A new framework unifies OCL constraints and validation results in Asset Administration Shells...

Deep Dive

A team from Germany (Om Parkash, Jannik Bauer, Vincent Schmitt, Thomas Greiner, and Rainer Drath) has proposed a novel framework that leverages Asset Administration Shells (AAS) to manage Object Constraint Language (OCL) validations in Model-Based Systems Engineering (MBSE). Their paper, accepted to IFAC 2026, tackles the growing complexity of modern enterprise systems by enabling consistent, semantically validated models without manual tool switching.
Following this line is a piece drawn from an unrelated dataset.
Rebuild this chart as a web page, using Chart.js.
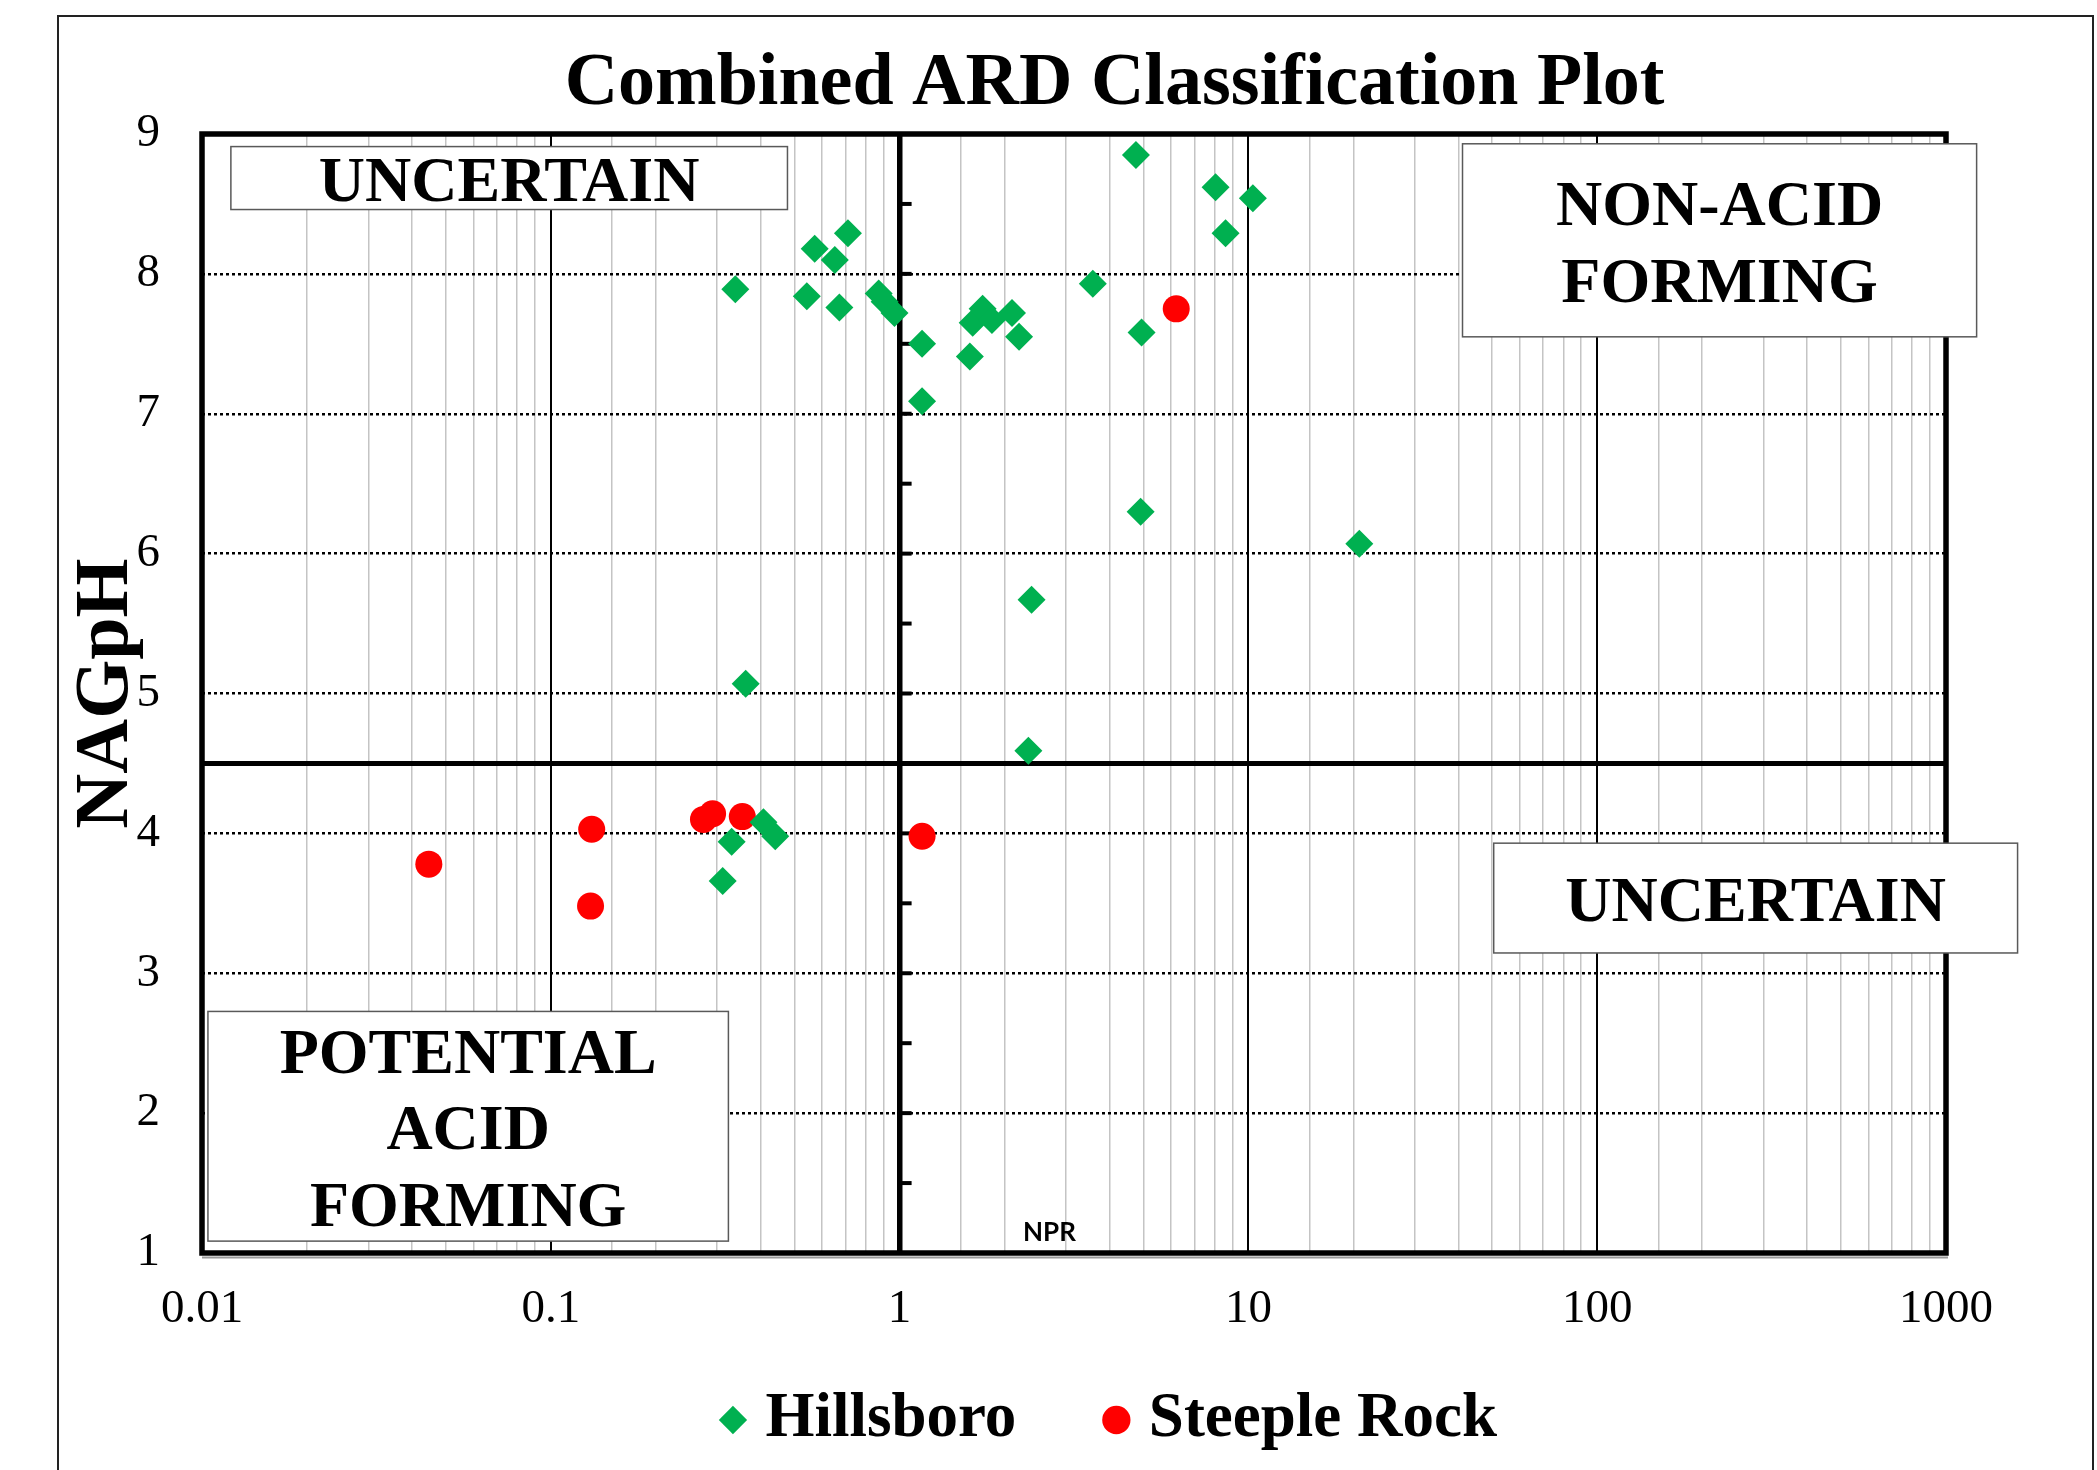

The framework uses AAS—a key technology for interoperability—to store OCL constraints and their validation results directly alongside MBSE models. This eliminates the need for separate constraint management tools, reducing manual effort and interpretation errors. The team demonstrated the approach through a fictional industrial scenario and made all artifacts publicly available on GitHub to support reproducibility. This integration could streamline automation and validation in complex engineering workflows.

Key Points
  • Framework uses Asset Administration Shells (AAS) to manage OCL constraints and validation results
  • Eliminates manual effort from separate MBSE and OCL tools
  • All code and artifacts are open-source on GitHub; accepted to IFAC 2026

Why It Matters

Streamlines MBSE validation, reducing errors and manual work in complex industrial systems engineering.